Written problem. Repeat each line exactly, leaving nothing out.

-- BEGIN Data provided --

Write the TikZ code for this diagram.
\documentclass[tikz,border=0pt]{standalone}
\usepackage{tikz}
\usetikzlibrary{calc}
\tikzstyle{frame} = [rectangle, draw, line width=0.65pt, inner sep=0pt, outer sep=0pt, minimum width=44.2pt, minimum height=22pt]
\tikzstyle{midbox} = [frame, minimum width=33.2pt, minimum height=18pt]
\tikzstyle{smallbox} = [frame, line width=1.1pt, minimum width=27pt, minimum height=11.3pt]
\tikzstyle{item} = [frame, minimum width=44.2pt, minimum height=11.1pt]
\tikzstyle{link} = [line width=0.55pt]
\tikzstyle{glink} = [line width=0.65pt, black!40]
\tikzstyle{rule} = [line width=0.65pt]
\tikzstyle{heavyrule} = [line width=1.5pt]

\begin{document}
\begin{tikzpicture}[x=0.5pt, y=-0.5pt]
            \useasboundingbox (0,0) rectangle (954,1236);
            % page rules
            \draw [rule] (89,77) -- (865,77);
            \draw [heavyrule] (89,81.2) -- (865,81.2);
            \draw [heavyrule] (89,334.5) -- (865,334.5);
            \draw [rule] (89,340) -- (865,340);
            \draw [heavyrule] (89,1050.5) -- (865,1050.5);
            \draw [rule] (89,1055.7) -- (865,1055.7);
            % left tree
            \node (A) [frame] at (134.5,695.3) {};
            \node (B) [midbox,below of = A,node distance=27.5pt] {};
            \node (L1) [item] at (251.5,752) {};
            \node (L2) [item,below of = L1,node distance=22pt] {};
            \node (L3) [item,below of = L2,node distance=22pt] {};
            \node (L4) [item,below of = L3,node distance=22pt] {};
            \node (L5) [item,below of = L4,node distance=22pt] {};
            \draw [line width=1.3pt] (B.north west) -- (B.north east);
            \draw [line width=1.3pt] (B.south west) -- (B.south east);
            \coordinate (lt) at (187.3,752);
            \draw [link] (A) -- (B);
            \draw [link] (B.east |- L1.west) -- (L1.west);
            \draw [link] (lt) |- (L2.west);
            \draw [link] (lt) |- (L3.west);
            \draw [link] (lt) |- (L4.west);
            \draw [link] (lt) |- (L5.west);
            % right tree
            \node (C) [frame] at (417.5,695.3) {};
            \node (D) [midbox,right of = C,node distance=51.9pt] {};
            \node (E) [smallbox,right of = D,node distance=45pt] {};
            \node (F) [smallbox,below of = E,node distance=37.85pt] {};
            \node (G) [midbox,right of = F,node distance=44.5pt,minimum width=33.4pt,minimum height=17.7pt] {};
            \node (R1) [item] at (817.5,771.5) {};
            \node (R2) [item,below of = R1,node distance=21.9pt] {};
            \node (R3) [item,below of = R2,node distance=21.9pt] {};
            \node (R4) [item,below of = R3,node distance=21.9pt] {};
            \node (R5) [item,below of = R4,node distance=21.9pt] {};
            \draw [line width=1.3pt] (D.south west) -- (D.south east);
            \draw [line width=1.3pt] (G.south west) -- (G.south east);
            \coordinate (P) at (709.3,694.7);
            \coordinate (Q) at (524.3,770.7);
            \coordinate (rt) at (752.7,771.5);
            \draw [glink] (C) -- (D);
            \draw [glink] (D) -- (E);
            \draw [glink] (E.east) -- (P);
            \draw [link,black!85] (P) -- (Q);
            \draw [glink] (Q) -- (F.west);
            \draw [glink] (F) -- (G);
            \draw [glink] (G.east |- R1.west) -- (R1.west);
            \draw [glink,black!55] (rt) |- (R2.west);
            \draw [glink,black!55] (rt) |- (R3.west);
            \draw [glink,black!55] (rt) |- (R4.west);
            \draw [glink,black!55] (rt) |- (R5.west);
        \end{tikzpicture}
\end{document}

-- END Data provided --

Completed task.
Write the TikZ code for this diagram.
\documentclass[tikz,border=0pt]{standalone}
\usepackage{tikz}
\usetikzlibrary{calc}
\tikzstyle{frame} = [rectangle, draw, line width=0.65pt, inner sep=0pt, outer sep=0pt, minimum width=44.2pt, minimum height=22pt]
\tikzstyle{midbox} = [frame, minimum width=33.2pt, minimum height=18pt]
\tikzstyle{smallbox} = [frame, line width=1.1pt, minimum width=27pt, minimum height=11.3pt]
\tikzstyle{item} = [frame, minimum width=44.2pt, minimum height=11.1pt]
\tikzstyle{link} = [line width=0.55pt]
\tikzstyle{glink} = [line width=0.65pt, black!40]
\tikzstyle{rule} = [line width=0.65pt]
\tikzstyle{heavyrule} = [line width=1.5pt]

\begin{document}
\begin{tikzpicture}[x=0.5pt, y=-0.5pt]
            \useasboundingbox (0,0) rectangle (954,1236);
            % page rules
            \draw [rule] (89,77) -- (865,77);
            \draw [heavyrule] (89,81.2) -- (865,81.2);
            \draw [heavyrule] (89,334.5) -- (865,334.5);
            \draw [rule] (89,340) -- (865,340);
            \draw [heavyrule] (89,1050.5) -- (865,1050.5);
            \draw [rule] (89,1055.7) -- (865,1055.7);
            % left tree
            \node (A) [frame] at (134.5,695.3) {};
            \node (B) [midbox,below of = A,node distance=27.5pt] {};
            \node (L1) [item] at (251.5,752) {};
            \node (L2) [item,below of = L1,node distance=22pt] {};
            \node (L3) [item,below of = L2,node distance=22pt] {};
            \node (L4) [item,below of = L3,node distance=22pt] {};
            \node (L5) [item,below of = L4,node distance=22pt] {};
            \draw [line width=1.3pt] (B.north west) -- (B.north east);
            \draw [line width=1.3pt] (B.south west) -- (B.south east);
            \coordinate (lt) at (187.3,752);
            \draw [link] (A) -- (B);
            \draw [link] (B.east |- L1.west) -- (L1.west);
            \draw [link] (lt) |- (L2.west);
            \draw [link] (lt) |- (L3.west);
            \draw [link] (lt) |- (L4.west);
            \draw [link] (lt) |- (L5.west);
            % right tree
            \node (C) [frame] at (417.5,695.3) {};
            \node (D) [midbox,right of = C,node distance=51.9pt] {};
            \node (E) [smallbox,right of = D,node distance=45pt] {};
            \node (F) [smallbox,below of = E,node distance=37.85pt] {};
            \node (G) [midbox,right of = F,node distance=44.5pt,minimum width=33.4pt,minimum height=17.7pt] {};
            \node (R1) [item] at (817.5,771.5) {};
            \node (R2) [item,below of = R1,node distance=21.9pt] {};
            \node (R3) [item,below of = R2,node distance=21.9pt] {};
            \node (R4) [item,below of = R3,node distance=21.9pt] {};
            \node (R5) [item,below of = R4,node distance=21.9pt] {};
            \draw [line width=1.3pt] (D.south west) -- (D.south east);
            \draw [line width=1.3pt] (G.south west) -- (G.south east);
            \coordinate (P) at (709.3,694.7);
            \coordinate (Q) at (524.3,770.7);
            \coordinate (rt) at (752.7,771.5);
            \draw [glink] (C) -- (D);
            \draw [glink] (D) -- (E);
            \draw [glink] (E.east) -- (P);
            \draw [link,black!85] (P) -- (Q);
            \draw [glink] (Q) -- (F.west);
            \draw [glink] (F) -- (G);
            \draw [glink] (G.east |- R1.west) -- (R1.west);
            \draw [glink,black!55] (rt) |- (R2.west);
            \draw [glink,black!55] (rt) |- (R3.west);
            \draw [glink,black!55] (rt) |- (R4.west);
            \draw [glink,black!55] (rt) |- (R5.west);
        \end{tikzpicture}
\end{document}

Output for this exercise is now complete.